Church Of St Mary is a Grade I listed building in the North Somerset local planning authority area, England. First listed on 11 October 1961. A Medieval Church.

Church Of St Mary

WRENN ID
burning-lintel-pine
Grade
I
Local Planning Authority
North Somerset
Country
England
Date first listed
11 October 1961
Type
Church
Period
Medieval
Source
Historic England listing

Description

Church of St Mary

This is a parish church of Anglican foundation located on the north side of Church Lane in Portbury. The building dates primarily from the 12th century, with significant alterations and extensions carried out in the early 13th century, around 1300, and in the 14th and 15th centuries. It underwent substantial restoration between 1870 and 1875. The church comprises a west tower, nave, north and south aisles, a south porch, chancel, and chantry chapels.

The exterior is constructed of coursed sandstone rubble with freestone dressings of oolitic limestone, beneath a 20th-century tiled roof. The west tower dates to the mid-15th century and consists of four stages with diagonal buttresses and a plain embattled parapet topped with pinnacles. A polygonal stair turret projects from the south-east corner, also featuring an embattled parapet. The bell chamber contains two-light windows with quatrefoil tracery within circles. The main west window has three lights with moulded surrounds, accompanied by a west door similarly treated.

The north aisle features clasping buttresses and an embattled parapet with blank arcading. Three windows in Perpendicular style contain three lights with cinquefoil heads and chamfered mullions, set beneath square dripmoulds and relieving arches. The north door has a chamfered surround with a four-centred head. A five-light east window displays stepped, cusped lights, while a three-light west window contains cusped lancet forms.

The chancel is buttressed by clasping buttresses and has projecting north chantry chapels. The western chapel contains a triple lancet window with chamfered surrounds. The eastern chapel is gabled and features three-light Perpendicular windows with cinquefoil ogee heads to the tracery. The main east window has three lights with geometric tracery incorporating intersecting elements, cusping, and daggers. Two three-light windows of around 1300 appear on the south side, displaying Geometric style with cusped intersecting tracery, dagger tracery, and quatrefoils. A priest's door with a round arch on small corbels provides entrance from the south.

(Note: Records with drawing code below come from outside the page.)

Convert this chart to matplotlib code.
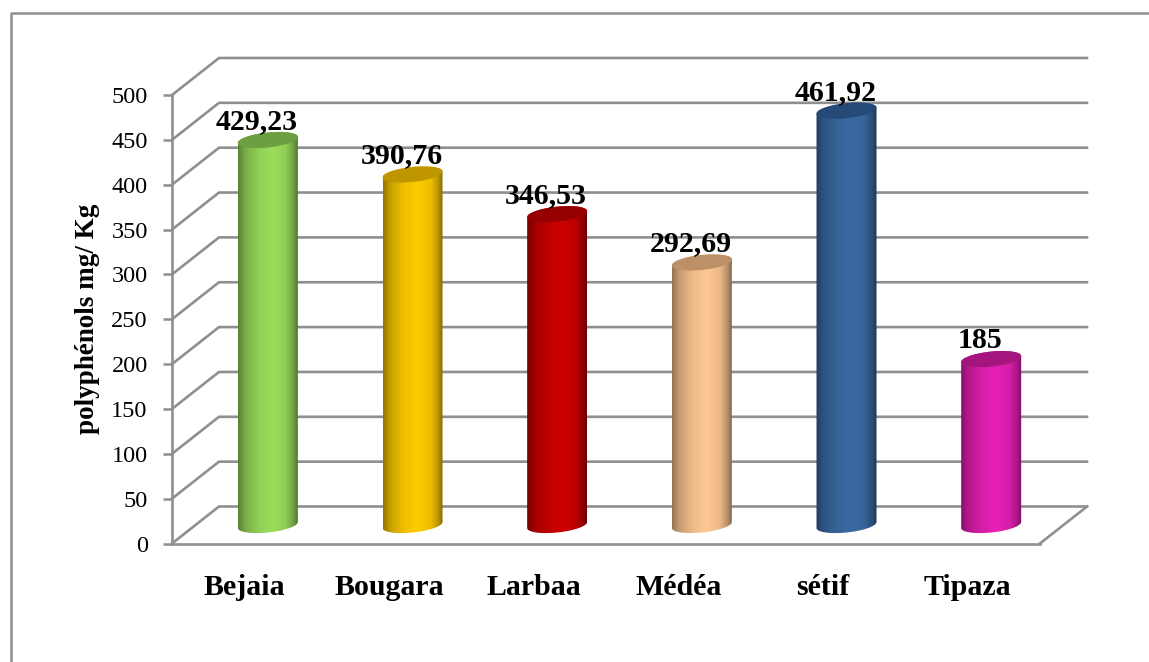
import numpy as np
import matplotlib
matplotlib.use('Agg')
import matplotlib.pyplot as plt
from matplotlib.colors import LinearSegmentedColormap
from matplotlib.lines import Line2D
from matplotlib.patches import PathPatch, Polygon
from matplotlib.path import Path

plt.rcParams['font.family'] = ['Liberation Serif', 'DejaVu Serif']

sites = ['Bejaia', 'Bougara', 'Larbaa', 'Médéa', 'sétif', 'Tipaza']
values = [429.23, 390.76, 346.53, 292.69, 461.92, 185]
value_labels = ['429,23', '390,76', '346,53', '292,69', '461,92', '185']
yticks = [0, 50, 100, 150, 200, 250, 300, 350, 400, 450, 500]
body_colors = ['#9BDD5C', '#FFCC00', '#CC0000', '#FFC794', '#3A6AA3', '#E620B4']
cap_colors = ['#6C9E42', '#BF9600', '#960000', '#BC9168', '#254A78', '#A5157F']

W, H = 1149, 662
GRAY = '#8F8F8F'

fig = plt.figure(figsize=(W/100, H/100), dpi=100, facecolor='white')

# outer frame, only top and left show
fig.add_artist(Line2D([10.5/W, 10.5/W, 1], [0, 1-12.5/H, 1-12.5/H], color=GRAY, lw=1.8))

ax = fig.add_axes([172/W, 1-543.5/H, 868/W, 448.5/H])
ax.patch.set_visible(False)

# oblique depth of the box, in data units
dx = 47/(868/6)
dy = 37/(448.5/500)

# grid on the back wall and side wall
for v in yticks:
    ax.plot([0, dx, 6+dx], [v, v+dy, v+dy], color=GRAY, lw=1.9, clip_on=False, zorder=1,
            solid_joinstyle='miter')
ax.plot([6, 6+dx], [0, dy], color=GRAY, lw=1.9, clip_on=False, zorder=1)

# cylinders
a = 30/(868/6)
b = 7.5/(448.5/500)
c = 3/(448.5/500)
t = np.linspace(0, 2*np.pi, 121)
for i, v in enumerate(values):
    cx = i+0.5+dx/2
    base = dy/2
    top = v+dy/2
    ex = cx+a*np.cos(t)
    ey = b*np.sin(t)+c*np.cos(t)
    # silhouette: lower half of bottom ellipse + upper half of top ellipse
    low = t[60:121]
    up = t[0:61]
    px = np.r_[cx+a*np.cos(low), cx+a*np.cos(up)]
    py = np.r_[base+b*np.sin(low)+c*np.cos(low), top+b*np.sin(up)+c*np.cos(up)]
    body = Polygon(np.c_[px, py], closed=True, transform=ax.transData, fc='none', ec='none')
    ax.add_patch(body)
    col = np.array(matplotlib.colors.to_rgb(body_colors[i]))
    cmap = LinearSegmentedColormap.from_list('cyl', [
        (0.0, col*0.58), (0.12, col*0.78), (0.35, col*0.94), (0.58, col),
        (0.8, col*0.93), (0.93, col*0.72), (1.0, col*0.52)])
    im = ax.imshow(np.linspace(0, 1, 128)[None, :], extent=[cx-a, cx+a, base-b-c, top+b+c],
                   cmap=cmap, aspect='auto', zorder=3, clip_on=True, interpolation='bilinear')
    im.set_clip_path(body)
    ax.add_patch(Polygon(np.c_[ex, top+ey], closed=True, fc=cap_colors[i], ec='none',
                         zorder=4, clip_on=False))
    ax.annotate(value_labels[i], (cx, top), xytext=(-11, 11), textcoords='offset pixels',
                ha='center', va='baseline', fontsize=21.5, fontweight='bold', color='black',
                zorder=6, annotation_clip=False)

ax.set_xlim(0, 6)
ax.set_ylim(0, 500)

for s in ['top', 'right']:
    ax.spines[s].set_visible(False)
for s in ['left', 'bottom']:
    ax.spines[s].set_color(GRAY)
    ax.spines[s].set_linewidth(1.9)
    ax.spines[s].set_zorder(2)

ax.set_yticks(yticks)
ax.tick_params(axis='y', length=6.5, width=1.8, color=GRAY, labelsize=17.5, pad=11)
ax.set_xticks(np.arange(6)+0.5)
ax.set_xticklabels(sites, fontsize=21.5, fontweight='bold')
ax.tick_params(axis='x', length=0, pad=22)
ax.set_ylabel('polyphénols mg/ Kg', fontsize=19.5, fontweight='bold', labelpad=8)

plt.savefig('out.png', dpi=100)
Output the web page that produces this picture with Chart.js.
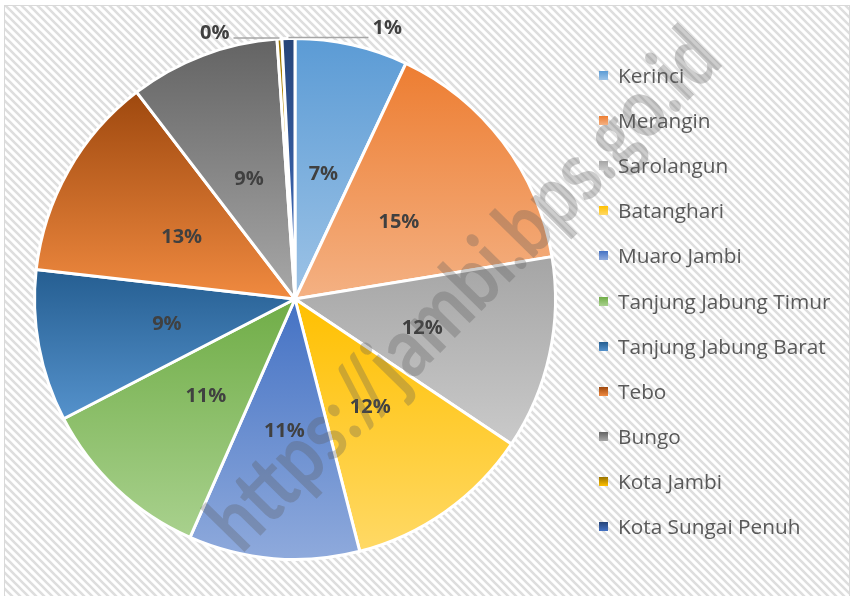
<!DOCTYPE html>
<html>
<head>
<meta charset="utf-8">
<script src="https://cdn.jsdelivr.net/npm/chart.js@4.4.1/dist/chart.umd.min.js"></script>
<style>
  body { margin: 0; background: #fff; }
  #wrap { position: relative; width: 854px; height: 596px; }
  #legend { position: absolute; left: 0; top: 0; font-family: "Open Sans", "Noto Sans", sans-serif; font-size: 20.8px; color: #595959; }
  .row { position: absolute; left: 599px; white-space: nowrap; height: 28px; line-height: 28px; }
  .box { position: absolute; left: 0; top: 10px; width: 9px; height: 9px; }
  .txt { position: absolute; left: 19px; top: 0; }
</style>
</head>
<body>
<div id="wrap">
  <canvas id="pie" width="854" height="596"></canvas>
  <div id="legend"></div>
</div>
<script>
// Data
var regions = ["Kerinci", "Merangin", "Sarolangun", "Batanghari", "Muaro Jambi", "Tanjung Jabung Timur",
  "Tanjung Jabung Barat", "Tebo", "Bungo", "Kota Jambi", "Kota Sungai Penuh"];
var shares = [7.0, 15.4, 12.0, 11.6, 10.6, 10.8, 9.4, 12.8, 9.3, 0.3, 0.8];

// slice colours: darker at the top of each slice, lighter at the bottom
var topColors = ["#5B9BD5", "#ED7D31", "#A5A5A5", "#FFC000", "#4472C4", "#70AD47",
  "#255E91", "#9E480E", "#636363", "#997300", "#264478"];
var bottomColors = ["#9DC3E6", "#F4B183", "#CACACA", "#FFD966", "#8FAADC", "#A9D18E",
  "#5592CC", "#F08A40", "#A8A8A8", "#FFC000", "#4472C4"];

var total = shares.reduce(function (a, b) { return a + b; }, 0);
var cum = [0];
shares.forEach(function (v, i) { cum.push(cum[i] + v); });

function sliceFill(c) {
  var i = c.dataIndex;
  var area = c.chart.chartArea;
  if (!area || c.type !== 'data') return topColors[i];
  var cy = (area.top + area.bottom) / 2;
  var r = Math.min(area.width, area.height) / 2;
  var a0 = cum[i] / total * Math.PI * 2, a1 = cum[i + 1] / total * Math.PI * 2;
  var ys = [cy, cy - r * Math.cos(a0), cy - r * Math.cos(a1)];
  if (a0 <= Math.PI && a1 >= Math.PI) ys.push(cy + r);
  if (a0 <= 0.0001) ys.push(cy - r);
  var y0 = Math.min.apply(null, ys), y1 = Math.max.apply(null, ys);
  if (y1 - y0 < 1) y1 = y0 + 1;
  var g = c.chart.ctx.createLinearGradient(0, y0, 0, y1);
  g.addColorStop(0, topColors[i]);
  g.addColorStop(1, bottomColors[i]);
  return g;
}

//Background: white with the light diagonal hatch and a thin frame
var hatchBg = {
  id: 'hatchBg',
  beforeDraw: function (chart) {
    var ctx = chart.ctx;
    var p = document.createElement('canvas');
    p.width = 8; p.height = 8;
    var pc = p.getContext('2d');
    pc.fillStyle = '#ffffff';
    pc.fillRect(0, 0, 8, 8);
    pc.strokeStyle = '#dedede';
    pc.lineWidth = 2.6;
    pc.beginPath();
    pc.moveTo(-2, -2); pc.lineTo(10, 10);
    pc.moveTo(-6, 2); pc.lineTo(2, 10);
    pc.moveTo(6, -2); pc.lineTo(14, 6);
    pc.stroke();
    ctx.save();
    ctx.fillStyle = '#fff';
    ctx.fillRect(0, 0, chart.width, chart.height);
    ctx.fillStyle = ctx.createPattern(p, 'repeat');
    ctx.fillRect(4, 5, chart.width - 8, chart.height - 5);
    ctx.strokeStyle = '#d9d9d9';
    ctx.lineWidth = 1;
    ctx.strokeRect(4.5, 5.5, chart.width - 9, chart.height - 3);
    ctx.restore();
  }
};

//Percent labels, with leader lines for the two tiny slices
var pctLabels = {
  id: 'pctLabels',
  afterDatasetsDraw: function (chart) {
    var ctx = chart.ctx;
    var arcs = chart.getDatasetMeta(0).data;
    ctx.save();
    ctx.font = 'bold 20px "Open Sans", "Noto Sans", sans-serif';
    ctx.fillStyle = '#404040';
    ctx.textBaseline = 'middle';
    arcs.forEach(function (arc, i) {
      var txt = Math.round(shares[i] / total * 100) + '%';
      if (shares[i] >= 2) {
        var pos = arc.tooltipPosition();
        ctx.textAlign = 'center';
        ctx.fillText(txt, pos.x, pos.y + 2);
        return;
      }
      var mid = (arc.startAngle + arc.endAngle) / 2;
      var px = arc.x + arc.outerRadius * Math.cos(mid);
      var py = arc.y + arc.outerRadius * Math.sin(mid) - 1;
      var dir = i === 9 ? -1 : 1;
      var len = i === 9 ? 46 : 80;
      ctx.strokeStyle = '#a6a6a6';
      ctx.lineWidth = 1.5;
      ctx.beginPath();
      ctx.moveTo(px, py);
      ctx.lineTo(px + dir * len, py);
      ctx.stroke();
      ctx.textAlign = dir < 0 ? 'right' : 'left';
      ctx.fillText(txt, px + dir * (len + 4), py - (dir < 0 ? 5 : 9));
    });
    ctx.restore();
  }
};

//Watermark across the chart
var watermark = {
  id: 'watermark',
  afterDraw: function (chart) {
    var ctx = chart.ctx;
    var text = 'https://jambi.bps.go.id';
    ctx.save();
    ctx.font = 'bold 60px Lato, "Noto Sans", sans-serif';
    var w = ctx.measureText(text).width;
    var k = 690 / w;
    ctx.translate(464, 290);
    ctx.rotate(-45.5 * Math.PI / 180);
    ctx.scale(k, k * 1.2);
    ctx.fillStyle = 'rgba(90,90,90,0.3)';
    ctx.textAlign = 'center';
    ctx.textBaseline = 'middle';
    ctx.fillText(text, 0, 0);
    ctx.restore();
  }
};

var pieChart = new Chart(document.getElementById('pie'), {
  type: 'pie',
  data: {
    labels: regions,
    datasets: [{
      data: shares,
      backgroundColor: sliceFill,
      borderColor: '#ffffff',
      borderWidth: 3
    }]
  },
  options: {
    responsive: false,
    animation: false,
    layout: { padding: { left: 33, top: 37, right: 297, bottom: 35 } },
    plugins: {
      legend: { display: false },
      tooltip: { enabled: false }
    }
  },
  plugins: [hatchBg, pctLabels, watermark]
});

//Legend on the right
var legend = document.getElementById('legend');
regions.forEach(function (name, i) {
  var row = document.createElement('div');
  row.className = 'row';
  row.style.top = (75 + i * 45.1 - 14) + 'px';
  row.innerHTML = '<span class="box" style="background:linear-gradient(' + topColors[i] + ',' + bottomColors[i] + ')"></span>' +
    '<span class="txt">' + name + '</span>';
  legend.appendChild(row);
});
</script>
</body>
</html>
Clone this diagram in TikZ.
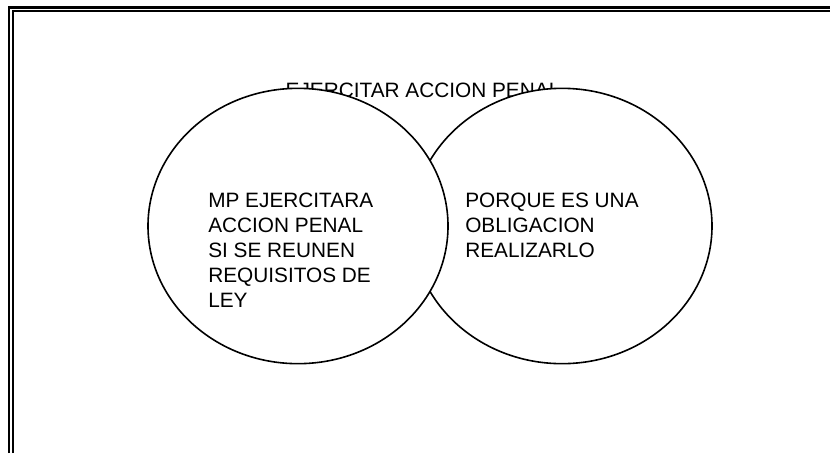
\documentclass[tikz,border=0pt]{standalone}
\usepackage{fontspec}
\setmainfont{Liberation Sans}
\usetikzlibrary{shapes.geometric, positioning}

\begin{document}
\begin{tikzpicture}[
    x=0.75pt, y=-0.75pt,
    every node/.style={font=\fontsize{15.6}{18.75}\selectfont},
    circ/.style={draw, ellipse, fill=white, line width=1.2pt, inner sep=0pt,
      minimum width=225pt, minimum height=206.5pt},
    txt/.style={align=left, inner sep=0pt, anchor=north west}
  ]
  \useasboundingbox (0,0) rectangle (830,453);

  % frame
  \draw[line width=2pt] (9,453) -- (9,7.3) -- (830,7.3);
  \draw[line width=1.4pt] (12.7,453) -- (12.7,11.3) -- (830,11.3);

  % title (behind the circles)
  \node[inner sep=0pt, anchor=north] (titulo) at (423,82.7) {EJERCITAR ACCION PENAL};

  % circles
  \node[circ] (der) at (562,226) {};
  \node[circ] (izq) at (298,226) {};

  % texts
  \node[txt] (mp) at (208,192.3) {MP EJERCITARA\\ACCION PENAL\\SI SE REUNEN\\REQUISITOS DE\\LEY};
  \node[txt] (porque) at (465,192.3) {PORQUE ES UNA\\OBLIGACION\\REALIZARLO};
\end{tikzpicture}
\end{document}
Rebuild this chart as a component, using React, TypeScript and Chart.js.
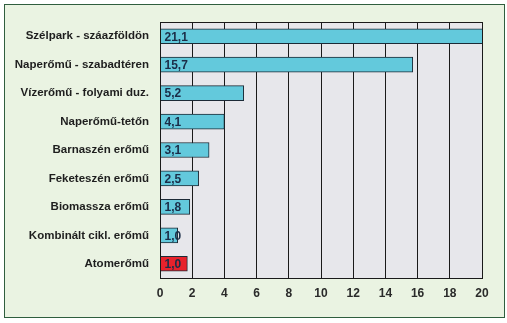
import React, { useEffect, useRef } from "react";
import { Chart, registerables } from "chart.js";

Chart.register(...registerables);

const categories = [
  "Szélpark - száazföldön",
  "Naperőmű - szabadtéren",
  "Vízerőmű - folyami duz.",
  "Naperőmű-tetőn",
  "Barnaszén erőmű",
  "Feketeszén erőmű",
  "Biomassza erőmű",
  "Kombinált cikl. erőmű",
  "Atomerőmű",
];
const barValues = [21.1, 15.7, 5.2, 4.0, 3.05, 2.4, 1.85, 1.1, 1.7];
const valueLabels = ["21,1", "15,7", "5,2", "4,1", "3,1", "2,5", "1,8", "1,0", "1,0"];
const barColors = ["#63c9dc", "#63c9dc", "#63c9dc", "#63c9dc", "#63c9dc", "#63c9dc", "#63c9dc", "#63c9dc", "#e8222c"];
const xTicks = [0, 2, 4, 6, 8, 10, 12, 14, 16, 18, 20];

const FONT = "'Liberation Sans', Arial, sans-serif";

const plotBg = {
  id: "plotBg",
  beforeDraw(chart: any) {
    const { ctx, chartArea: a } = chart;
    ctx.save();
    ctx.fillStyle = "#e7e7eb";
    ctx.fillRect(a.left, a.top, a.right - a.left, a.bottom - a.top);
    ctx.restore();
  },
  afterDraw(chart: any) {
    const { ctx, chartArea: a } = chart;
    ctx.save();
    ctx.strokeStyle = "#1a1a1a";
    ctx.lineWidth = 1;
    ctx.strokeRect(Math.round(a.left) + 0.5, Math.round(a.top) + 0.5, Math.round(a.right - a.left), Math.round(a.bottom - a.top));
    ctx.restore();
  },
};

const valueLabelPlugin = {
  id: "valueLabels",
  afterDatasetsDraw(chart: any) {
    const { ctx } = chart;
    const meta = chart.getDatasetMeta(0);
    ctx.save();
    ctx.font = `bold 12px ${FONT}`;
    ctx.fillStyle = "#1b2d48";
    ctx.textBaseline = "middle";
    ctx.textAlign = "left";
    meta.data.forEach((bar: any, i: number) => {
      ctx.fillText(valueLabels[i], bar.base + 4, bar.y + 1);
    });
    ctx.restore();
  },
};

export default function App() {
  const ref = useRef<HTMLCanvasElement>(null);
  useEffect(() => {
    document.body.style.margin = "0";
    const chart = new Chart(ref.current!, {
      type: "bar",
      data: {
        labels: categories,
        datasets: [
          {
            data: barValues,
            backgroundColor: barColors,
            borderColor: "#1c2a36",
            borderWidth: 1,
            barThickness: 15,
          },
        ],
      },
      options: {
        indexAxis: "y",
        animation: false,
        responsive: false,
        maintainAspectRatio: false,
        layout: { padding: { left: 0, top: 22, right: 25, bottom: 0 } },
        plugins: { legend: { display: false }, tooltip: { enabled: false } },
        scales: {
          x: {
            min: 0,
            max: 20,
            afterBuildTicks: (s: any) => {
              s.ticks = xTicks.map((v) => ({ value: v }));
            },
            afterFit: (s: any) => {
              s.height = 45;
            },
            grid: { color: "#1a1a1a", lineWidth: 1, drawTicks: false },
            border: { display: true, color: "#1a1a1a" },
            ticks: {
              padding: 8,
              color: "#2a2a2a",
              font: { family: FONT, size: 12, weight: "bold" },
              autoSkip: false,
              maxRotation: 0,
            },
          },
          y: {
            afterFit: (s: any) => {
              s.width = 160;
            },
            grid: { display: false, drawTicks: false },
            border: { display: true, color: "#1a1a1a" },
            ticks: {
              padding: 11,
              color: "#1e1e1e",
              font: { family: FONT, size: 11.5, weight: "bold" },
              autoSkip: false,
            },
          },
        },
      },
      plugins: [plotBg, valueLabelPlugin],
    });
    return () => chart.destroy();
  }, []);

  return (
    <div style={{ position: "relative", width: 507, height: 323, background: "#ffffff" }}>
      <div
        style={{
          position: "absolute",
          left: 4,
          top: 4,
          width: 499,
          height: 312,
          border: "1px solid #2f5e3e",
          background: "#eaf3e2",
        }}
      />
      <canvas ref={ref} width={507} height={323} style={{ position: "absolute", left: 0, top: 0 }} />
    </div>
  );
}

The south aisle features an embattled parapet with blank, panelled arcade and angle buttresses with offsets. A five-light east window has trefoil heads to the tracery and moulded mullions beneath a four-centred arch. Two three-light Perpendicular windows feature cinquefoil heads to the tracery and panelled lights above, set under square hoodmoulds.

The south porch is a 15th-century structure of two storeys with an embattled parapet and blank, panelled arcade. Diagonal buttresses with offsets frame a moulded doorcase.

The interior preserves a 12th-century south door with two colonnettes featuring scalloped capitals. The arch displays an interlocking key ornament covering both intrados and extrados, accompanied by a chain of lozenges with fleurons. A 15th-century image niche is also present.

The nave contains five-bay arcades with double chamfered arches and piers without capitals, terminating in stops at the base. Square stone seats are integrated into the structure, with full-length stone benches running along both north and south aisles. The east respond of the east bay of the north arcade rests upon a coarsely cut head. Triple sedilia and piscina feature in the south arcade, displaying trefoil heads and colonnettes with circular capitals. An ogee-headed stoup to the east of the south door is hollow chamfered with fleurons. Rere-arches appear to windows of the north arcade and the east window of the south arcade. A large squint opens from the north aisle.

The roof structure of the 19th century rests upon a collection of 44 carved corbel heads, with late 12th-century examples in the south aisle, late 14th and 15th-century examples in the north aisle, and late 12th-century examples in the nave. The nave roof incorporates crown posts.

The tower arch is 15th-century work featuring hollow and wave mouldings. The chancel arch dates to around 1300 and was restored in the 19th century, but rests upon late 12th-century piers comprising five clustered shafts, the innermost possessing a keel moulding. Scalloped capitals crown these piers, with bases positioned five feet above the present floor level.

Within the chancel, cusped rere-arches rest on corbel heads flanking the east window and the eastern window of the south wall. Triple sedilia and piscina feature trefoil heads with roll mouldings and fillets, carved head stops, and columns with circular capitals. Carved corbels for lamps and lenten veil are evident. The chancel features a restored wagon roof. The eastern chantry chapel contains a fine ribbed, pointed tunnel vault.

The 19th-century pulpit is executed in Perpendicular style timber on an ashlar base. The 12th-century font comprises a square, scalloped bowl mounted on a circular stem and square base. Fourteenth-century bench ends appear at the eastern end of the choir stalls, with re-used parts of 14th-century benches in the south aisle.

Monuments include a stone tablet of incised work with round-headed surround commemorating Thomas Cauldwell, who died in 1770. A brass to Sara Kemish, who died in 1621, displays kneeling and lying figures of children beneath a 19th-century stone surround.